Rita Letendre

A Tribute to Rita Letendre
Feb. 19, 2022 to March 26, 2022

This exhibition is an opportunity to pay a last tribute to this remarkable artist who recently passed away.

Rita Letendre, who died in November 2021, was a true friend of the gallery, which has represented her since 1996. This overview of the artist’s career will provide a look at 50 years of rich and diverse art making.   

The body of work to be presented first includes large canvases that will be on view in galleries 1 and 2. Here will be featured her gestural paintings from the 1960s, her Montréal period, and those of her beginnings as a Plasticien artist in 1966, an impulse that continued throughout the 1970s. Also to be seen are the famous “arrows” that made her North American reputation, diagonal swaths of the spectral colours so typical of Rita Letendre’s work precisely delineated in a hard-edge manner or blending into one another through spray painting.

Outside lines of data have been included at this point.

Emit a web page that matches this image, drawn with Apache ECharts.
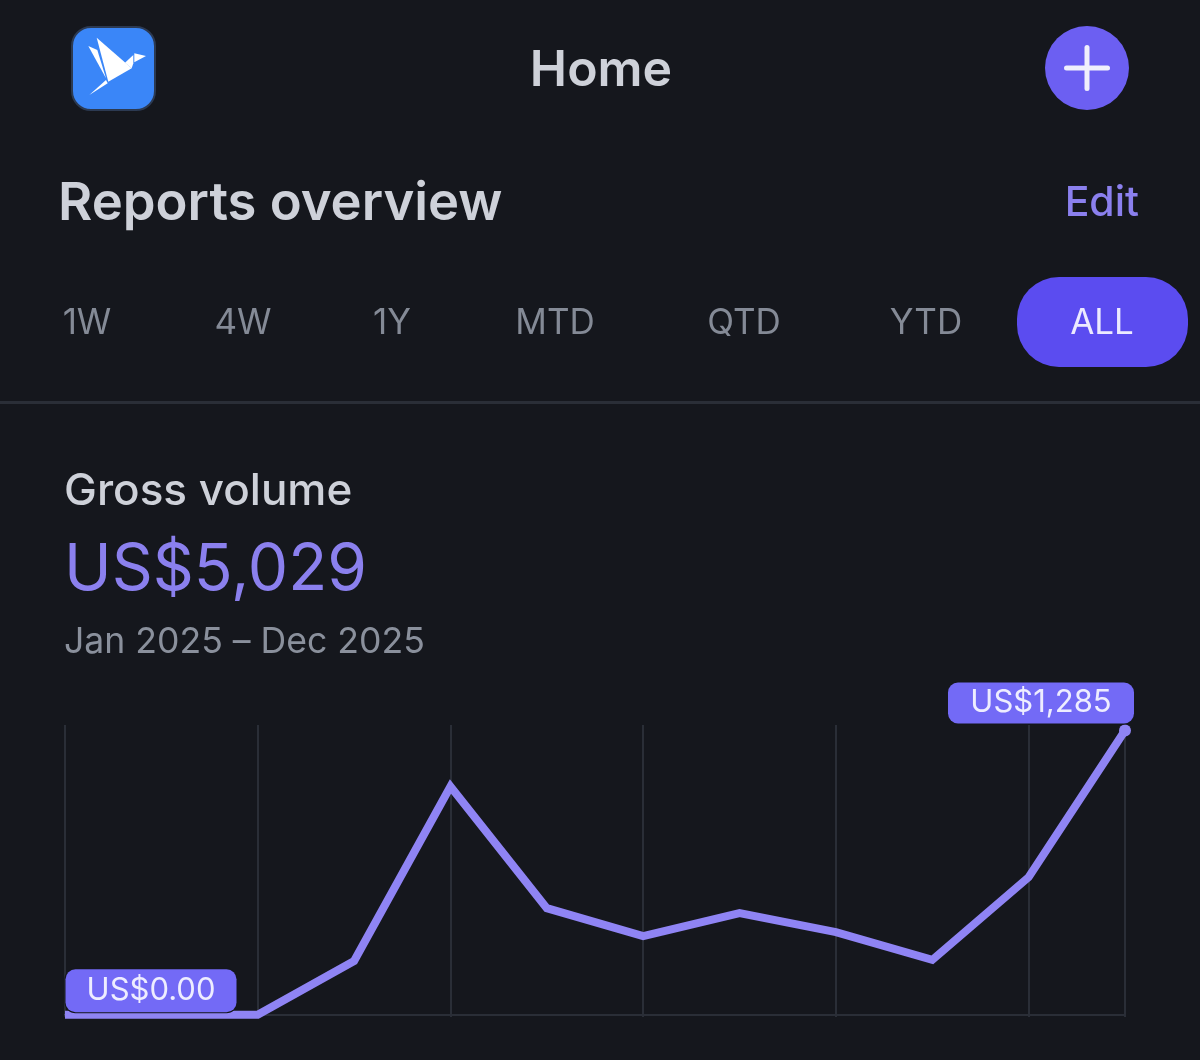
<!DOCTYPE html>
<html>
<head>
<meta charset="utf-8">
<title>Reports overview</title>
<script src="https://cdn.jsdelivr.net/npm/echarts@6/dist/echarts.min.js"></script>
<style>
html, body { margin: 0; padding: 0; background: #15171d; }
#main { width: 1200px; height: 1060px; }
</style>
</head>
<body>
<div id="main"></div>
<script type="text/javascript">
var months = ['Jan', 'Feb', 'Mar', 'Apr', 'May', 'Jun', 'Jul', 'Aug', 'Sep', 'Oct', 'Nov', 'Dec'];
var grossVolume = [0, 0, 0, 243, 1032, 482, 356, 460, 374, 248, 622, 1285];
var tabs = ['1W', '4W', '1Y', 'MTD', 'QTD', 'YTD', 'ALL'];
var tabX = [87, 243, 392, 555, 744, 926, 1102];

var FONT = 'Inter, "Noto Sans", sans-serif';
var GRID = '#2a2e37';

var myChart = echarts.init(document.getElementById('main'), null, { renderer: 'canvas' });

function text(x, y, str, size, color, weight, align) {
    return {
        type: 'text', x: x, y: y, z: 10,
        style: {
            text: str, fill: color, font: (weight || 400) + ' ' + size + 'px ' + FONT,
            textAlign: align || 'left', textVerticalAlign: 'middle'
        }
    };
}
function poly(points) {
    return { type: 'polygon', z: 11, shape: { points: points }, style: { fill: '#fff' } };
}

var graphics = [
    // logo
    { type: 'rect', z: 10, shape: { x: 72, y: 27, width: 83, height: 83, r: 19 },
      style: { fill: '#3a86f8', stroke: '#2c3a52', lineWidth: 2 } },
    poly([[96.7, 37.7], [131.7, 68.3], [108.3, 81.7]]),
    poly([[88.3, 46], [97.3, 50], [106, 78.3]]),
    poly([[89.3, 95], [106, 80], [107.7, 83.3]]),
    poly([[125, 62.7], [133.3, 55], [133.3, 63.3], [131.7, 68.3]]),
    poly([[134.3, 53.3], [146, 56], [134.3, 62.3]]),
    // header
    text(601, 71, 'Home', 50, '#ced1d9', 600, 'center'),
    { type: 'circle', z: 10, shape: { cx: 1087, cy: 68, r: 42 }, style: { fill: '#6c5ff2' } },
    { type: 'rect', z: 11, shape: { x: 1064, y: 65.5, width: 46, height: 5, r: 2.5 }, style: { fill: '#f0effc' } },
    { type: 'rect', z: 11, shape: { x: 1084.5, y: 45, width: 5, height: 46, r: 2.5 }, style: { fill: '#f0effc' } },
    text(58, 204, 'Reports overview', 52.6, '#ced1d9', 600),
    text(1139, 204, 'Edit', 41, '#8b80ee', 500, 'right'),
    // selected range
    { type: 'rect', z: 10, shape: { x: 1017, y: 277, width: 171, height: 90, r: 42 }, style: { fill: '#5b4cf0' } },
    { type: 'rect', z: 10, shape: { x: 0, y: 401, width: 1200, height: 3 }, style: { fill: GRID } },
    text(64, 492, 'Gross volume', 44, '#ced1d9', 500),
    text(64, 571, 'US$5,029', 64, '#8b80ee', 400),
    text(64, 642, 'Jan 2025 \u2013 Dec 2025', 35.6, '#8a909c', 400)
];
for (var i = 0; i < tabs.length; i++) {
    var t = text(tabX[i], 323, tabs[i], 35, i == 6 ? '#eceaff' : '#848a96', 400, 'center');
    t.z = 12;
    graphics.push(t);
}

function pill(offset, distance, width, height) {
    return {
        show: true, position: 'top', distance: distance, offset: [offset, 0],
        width: width, height: height, lineHeight: height, align: 'center',
        padding: [6, 7], borderRadius: 10,
        backgroundColor: '#736af6', borderColor: '#15171d', borderWidth: 1,
        color: '#eeedff', fontFamily: FONT, fontSize: 31,
        formatter: function (p) {
            return p.value == 0 ? 'US$0.00' : 'US$' + p.value.toLocaleString('en-US');
        }
    };
}

var seriesData = grossVolume.map(function (v, idx) {
    var item = { value: v, symbol: 'none' };
    if (idx == 0) {
        item.symbol = 'circle';
        item.symbolSize = 1;
        item.label = pill(86, 2, 157, 31);
    }
    if (idx == months.length - 1) {
        item.symbol = 'circle';
        item.symbolSize = 12;
        item.label = pill(-84, 1, 172, 29);
    }
    return item;
});

var option = {
    backgroundColor: '#15171d',
    animation: false,
    graphic: graphics,
    grid: { left: 65, right: 75, top: 725, bottom: 43 },
    xAxis: {
        type: 'category',
        boundaryGap: false,
        data: months,
        axisLabel: { show: false },
        axisTick: { show: false },
        axisLine: { lineStyle: { color: GRID, width: 2 } },
        splitLine: {
            show: true,
            interval: function (idx) { return idx % 2 == 0 || idx == months.length - 1; },
            lineStyle: { color: GRID, width: 2 }
        }
    },
    yAxis: {
        type: 'value',
        min: -10,
        max: 1310,
        show: false
    },
    series: [{
        name: 'Gross volume',
        type: 'line',
        data: seriesData,
        showSymbol: true,
        clip: false,
        lineStyle: { color: '#8f84f4', width: 8, join: 'miter' },
        itemStyle: { color: '#8f84f4' },
        z: 5
    }]
};

myChart.setOption(option);
</script>
</body>
</html>
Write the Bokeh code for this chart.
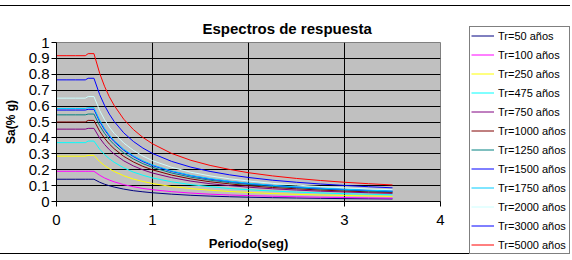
from bokeh.plotting import figure
from bokeh.models import Legend, LegendItem, FixedTicker, Range1d, Title
from bokeh.layouts import row
from bokeh.embed import file_html
from bokeh.resources import INLINE

# ---- data ----
periods = [0, 0.1, 0.2, 0.3, 0.33, 0.39, 0.45, 0.5, 0.55, 0.6, 0.7, 0.8, 0.9, 1.0,
           1.2, 1.4, 1.6, 1.8, 2.0, 2.25, 2.5, 2.75, 3.0, 3.25, 3.5]

sa_50 = [0.14, 0.14, 0.14, 0.14, 0.14, 0.14, 0.121, 0.109, 0.099, 0.091, 0.078, 0.068, 0.061,
         0.055, 0.046, 0.039, 0.034, 0.030, 0.027, 0.024, 0.022, 0.020, 0.018, 0.017, 0.016]
sa_100 = [0.19, 0.19, 0.19, 0.19, 0.19, 0.19, 0.165, 0.148, 0.135, 0.124, 0.106, 0.093, 0.082,
          0.074, 0.062, 0.053, 0.046, 0.041, 0.037, 0.033, 0.030, 0.027, 0.025, 0.023, 0.021]
sa_250 = [0.285, 0.285, 0.285, 0.285, 0.29, 0.29, 0.251, 0.226, 0.206, 0.189, 0.162, 0.141, 0.126,
          0.113, 0.094, 0.081, 0.071, 0.063, 0.057, 0.050, 0.045, 0.041, 0.038, 0.035, 0.032]
sa_475 = [0.37, 0.37, 0.37, 0.37, 0.38, 0.38, 0.329, 0.296, 0.269, 0.247, 0.212, 0.185, 0.165,
          0.148, 0.124, 0.106, 0.093, 0.082, 0.074, 0.066, 0.059, 0.054, 0.049, 0.046, 0.042]
sa_750 = [0.455, 0.455, 0.455, 0.455, 0.46, 0.46, 0.399, 0.359, 0.326, 0.299, 0.256, 0.224, 0.199,
          0.179, 0.150, 0.128, 0.112, 0.100, 0.090, 0.080, 0.072, 0.065, 0.060, 0.055, 0.051]
sa_1000 = [0.50, 0.50, 0.50, 0.50, 0.51, 0.51, 0.442, 0.398, 0.362, 0.332, 0.284, 0.249, 0.221,
           0.199, 0.166, 0.142, 0.124, 0.111, 0.099, 0.088, 0.080, 0.072, 0.066, 0.061, 0.057]
sa_1250 = [0.545, 0.545, 0.545, 0.545, 0.55, 0.55, 0.477, 0.429, 0.390, 0.358, 0.306, 0.268, 0.238,
           0.215, 0.179, 0.153, 0.134, 0.119, 0.107, 0.095, 0.086, 0.078, 0.072, 0.066, 0.061]
sa_1500 = [0.575, 0.575, 0.575, 0.575, 0.58, 0.58, 0.503, 0.452, 0.411, 0.377, 0.323, 0.283, 0.251,
           0.226, 0.189, 0.162, 0.141, 0.126, 0.113, 0.101, 0.090, 0.082, 0.075, 0.070, 0.065]
sa_1750 = [0.585, 0.585, 0.585, 0.585, 0.59, 0.59, 0.511, 0.460, 0.418, 0.384, 0.329, 0.288, 0.256,
           0.230, 0.192, 0.164, 0.144, 0.128, 0.115, 0.102, 0.092, 0.084, 0.077, 0.071, 0.066]
sa_2000 = [0.65, 0.65, 0.65, 0.65, 0.66, 0.66, 0.572, 0.515, 0.468, 0.429, 0.368, 0.322, 0.286,
           0.257, 0.215, 0.184, 0.161, 0.143, 0.129, 0.114, 0.103, 0.094, 0.086, 0.079, 0.074]
sa_3000 = [0.765, 0.765, 0.765, 0.765, 0.775, 0.775, 0.672, 0.605, 0.550, 0.504, 0.432, 0.378, 0.336,
           0.302, 0.252, 0.216, 0.189, 0.168, 0.151, 0.134, 0.121, 0.110, 0.101, 0.093, 0.086]
sa_5000 = [0.917, 0.917, 0.917, 0.917, 0.93, 0.93, 0.806, 0.725, 0.659, 0.605, 0.518, 0.453, 0.403,
           0.363, 0.302, 0.259, 0.227, 0.202, 0.181, 0.161, 0.145, 0.132, 0.121, 0.112, 0.104]

series_labels = ["Tr=50 años", "Tr=100 años", "Tr=250 años", "Tr=475 años", "Tr=750 años",
                 "Tr=1000 años", "Tr=1250 años", "Tr=1500 años", "Tr=1750 años",
                 "Tr=2000 años", "Tr=3000 años", "Tr=5000 años"]
series_values = [sa_50, sa_100, sa_250, sa_475, sa_750, sa_1000, sa_1250, sa_1500,
                 sa_1750, sa_2000, sa_3000, sa_5000]
series_colors = ["#000080", "#FF00FF", "#FFFF00", "#00FFFF", "#800080", "#800000",
                 "#008080", "#0000FF", "#00CCFF", "#CCFFFF", "#0000FF", "#FF0000"]

x_ticks = [0, 1, 2, 3, 4]
x_tick_labels = ["0", "1", "2", "3", "4"]
y_ticks = [0, 0.1, 0.2, 0.3, 0.4, 0.5, 0.6, 0.7, 0.8, 0.9, 1.0]
y_tick_labels = ["0", "0.1", "0.2", "0.3", "0.4", "0.5", "0.6", "0.7", "0.8", "0.9", "1"]

title_text = "Espectros de respuesta"
x_title = "Periodo(seg)"
y_title = "Sa(% g)"

FONT = "Liberation Sans"
H = 247

p = figure(width=570, height=H, output_backend="svg", toolbar_location=None,
           x_range=Range1d(0, 4), y_range=Range1d(0, 1))
p.min_border = 0
p.min_border_left = 55
p.min_border_right = 130
p.min_border_top = 36
p.min_border_bottom = 51
p.background_fill_color = "#C0C0C0"
p.border_fill_color = "white"
p.outline_line_color = "#808080"
p.outline_line_width = 1

p.title = Title(text=title_text, align="left", offset=146, standoff=10,
                vertical_align="middle",
                text_font=FONT, text_font_size="15px", text_font_style="bold",
                text_color="black")

# grids
p.xgrid.ticker = FixedTicker(ticks=[1, 2, 3])
p.ygrid.ticker = FixedTicker(ticks=[0.1, 0.2, 0.3, 0.4, 0.5, 0.6, 0.7, 0.8, 0.9])
for g in (p.xgrid[0], p.ygrid[0]):
    g.grid_line_color = "black"
    g.grid_line_width = 1
    g.grid_line_alpha = 1

# axes
xa = p.xaxis[0]
ya = p.yaxis[0]
xa.ticker = FixedTicker(ticks=x_ticks)
ya.ticker = FixedTicker(ticks=y_ticks)
xa.major_label_overrides = {t: s for t, s in zip(x_ticks, x_tick_labels)}
ya.major_label_overrides = {t: s for t, s in zip(y_ticks, y_tick_labels)}
for ax in (xa, ya):
    ax.axis_line_color = "black"
    ax.major_tick_line_color = "black"
    ax.major_tick_out = 5
    ax.major_tick_in = 0
    ax.minor_tick_out = 0
    ax.minor_tick_in = 0
    ax.major_label_text_font = FONT
    ax.major_label_text_font_size = "15px"
    ax.major_label_text_color = "black"
    ax.axis_label_text_font = FONT
    ax.axis_label_text_font_style = "bold"
    ax.axis_label_text_color = "black"
xa.major_label_standoff = 8
ya.major_label_standoff = 2
xa.axis_label = x_title
ya.axis_label = y_title
xa.axis_label_text_font_size = "13px"
ya.axis_label_text_font_size = "12px"
xa.axis_label_standoff = 8
ya.axis_label_standoff = 8

# series
for vals, col in zip(series_values, series_colors):
    p.line(periods, vals, line_color=col, line_width=1)

main = row(p, spacing=0,
           styles={"border-top": "1px solid black", "border-bottom": "1px solid black",
                   "margin-top": "5px"})

# legend: its own small figure (separate root), placed over the right margin of the chart
q = figure(width=102, height=229, output_backend="svg", toolbar_location=None,
           x_range=Range1d(10, 11), y_range=Range1d(10, 11),
           styles={"position": "absolute", "left": "468px", "top": "26px"})
q.min_border = 0
q.axis.visible = False
q.grid.visible = False
q.outline_line_color = None
q.background_fill_color = None
q.border_fill_color = None
items = []
for lab, vals, col in zip(series_labels, series_values, series_colors):
    r = q.line(periods, vals, line_color=col, line_width=1)
    items.append(LegendItem(label=lab, renderers=[r]))
legend = Legend(items=items, location=(1, 1), orientation="vertical",
                border_line_color="black", border_line_width=1,
                background_fill_color="white", background_fill_alpha=1,
                padding=1, spacing=4, margin=0,
                glyph_width=23, glyph_height=15, label_height=15, label_width=70,
                label_standoff=4,
                label_text_font=FONT, label_text_font_size="11px",
                label_text_color="black")
q.add_layout(legend)

open("out.html", "w").write(file_html([main, q], INLINE))
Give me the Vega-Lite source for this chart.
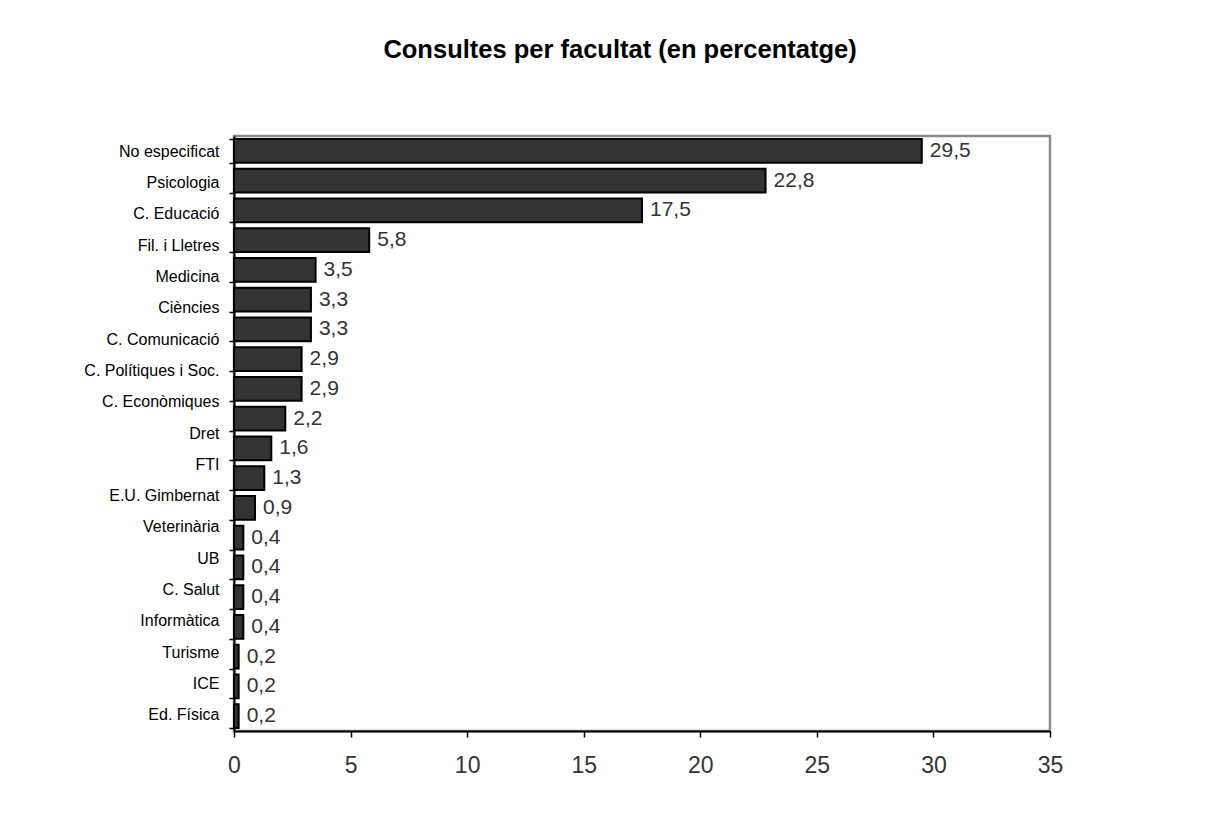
{
  "$schema": "https://vega.github.io/schema/vega-lite/v6.json",
  "width": 816,
  "height": 595,
  "autosize": {"type": "none"},
  "padding": {"left": 234, "top": 136, "right": 157, "bottom": 88},
  "background": "white",
  "title": {
    "text": "Consultes per facultat (en percentatge)",
    "font": "Liberation Sans",
    "fontSize": 25.5,
    "fontWeight": "bold",
    "color": "black",
    "anchor": "middle",
    "dx": -22,
    "offset": 73
  },
  "config": {
    "locale": {"number": {"decimal": ",", "thousands": ".", "grouping": [3], "currency": ["", " €"]}},
    "view": {"stroke": "#8c8c8c", "strokeWidth": 2.5}
  },
  "datasets": {
    "bars": [
      {"row": 1, "pct": 29.5},
      {"row": 2, "pct": 22.8},
      {"row": 3, "pct": 17.5},
      {"row": 4, "pct": 5.8},
      {"row": 5, "pct": 3.5},
      {"row": 6, "pct": 3.3},
      {"row": 7, "pct": 3.3},
      {"row": 8, "pct": 2.9},
      {"row": 9, "pct": 2.9},
      {"row": 10, "pct": 2.2},
      {"row": 11, "pct": 1.6},
      {"row": 12, "pct": 1.3},
      {"row": 13, "pct": 0.9},
      {"row": 14, "pct": 0.4},
      {"row": 15, "pct": 0.4},
      {"row": 16, "pct": 0.4},
      {"row": 17, "pct": 0.4},
      {"row": 18, "pct": 0.2},
      {"row": 19, "pct": 0.2},
      {"row": 20, "pct": 0.2}
    ],
    "labels": [
      {"facultat": "No especificat"},
      {"facultat": "Psicologia"},
      {"facultat": "C. Educació"},
      {"facultat": "Fil. i Lletres"},
      {"facultat": "Medicina"},
      {"facultat": "Ciències"},
      {"facultat": "C. Comunicació"},
      {"facultat": "C. Polítiques i Soc."},
      {"facultat": "C. Econòmiques"},
      {"facultat": "Dret"},
      {"facultat": "FTI"},
      {"facultat": "E.U. Gimbernat"},
      {"facultat": "Veterinària"},
      {"facultat": "UB"},
      {"facultat": "C. Salut"},
      {"facultat": "Informàtica"},
      {"facultat": "Turisme"},
      {"facultat": "ICE"},
      {"facultat": "Ed. Física"}
    ]
  },
  "layer": [
    {
      "data": {"name": "bars"},
      "encoding": {
        "y": {
          "field": "row",
          "type": "ordinal",
          "sort": "ascending",
          "scale": {"type": "band", "paddingInner": 0.2, "paddingOuter": 0.1},
          "axis": {
            "title": null,
            "orient": "left",
            "labels": false,
            "domainColor": "black",
            "domainWidth": 2,
            "tickColor": "black",
            "tickWidth": 1.5,
            "tickSize": 5,
            "tickBand": "extent"
          }
        },
        "x": {
          "field": "pct",
          "type": "quantitative",
          "scale": {"domain": [0, 35], "nice": false},
          "axis": {
            "title": null,
            "values": [0, 5, 10, 15, 20, 25, 30, 35],
            "format": "d",
            "grid": false,
            "labelFlush": false,
            "domainColor": "black",
            "domainWidth": 2,
            "tickColor": "black",
            "tickWidth": 1.5,
            "tickSize": 6,
            "labelFont": "Liberation Sans",
            "labelFontSize": 23,
            "labelColor": "#333333",
            "labelPadding": 17
          }
        }
      },
      "layer": [
        {
          "mark": {"type": "bar", "fill": "#333333", "stroke": "black", "strokeWidth": 2}
        },
        {
          "mark": {
            "type": "text",
            "align": "left",
            "baseline": "middle",
            "dx": 8,
            "font": "Liberation Sans",
            "fontSize": 21,
            "color": "#333333"
          },
          "encoding": {"text": {"field": "pct", "type": "quantitative", "format": ".1f"}}
        }
      ]
    },
    {
      "data": {"name": "labels"},
      "mark": {"type": "tick", "opacity": 0},
      "encoding": {
        "y": {
          "field": "facultat",
          "type": "nominal",
          "sort": null,
          "scale": {"type": "band", "paddingInner": 0, "paddingOuter": 0},
          "axis": {
            "title": null,
            "orient": "left",
            "domain": false,
            "ticks": false,
            "labelFont": "Liberation Sans",
            "labelFontSize": 16,
            "labelColor": "black",
            "labelPadding": 15
          }
        }
      }
    }
  ],
  "resolve": {"scale": {"y": "independent"}, "axis": {"y": "independent"}}
}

Her return to using oils applied with a brush in the late 1980s, which continued up until her very last works in 2010–2012, will be illustrated through a group of canvases selected for their compositional qualities—a reminder of the attraction that going back to gestural painting held for the public as well as the museum world during the artist’s final period of production.

“For me, life is not a small thing. I want it to be big and strong.”1

 

It should be noted that the exhibition will provide an opportunity to see models on wood that have never been on public display. The artist painted a series of small models in her New York apartment in preparation for the works that would be shown in her first exhibition on American soil a year later, in 1973, at California’s Palm Springs Desert Museum. Veritable jewels for their meticulous execution and visual effect on viewers, this group of works reconfirms Rita Letendre’s ranking as a major Canadian Post-Plasticien artist. The models will be on view in Gallery 3.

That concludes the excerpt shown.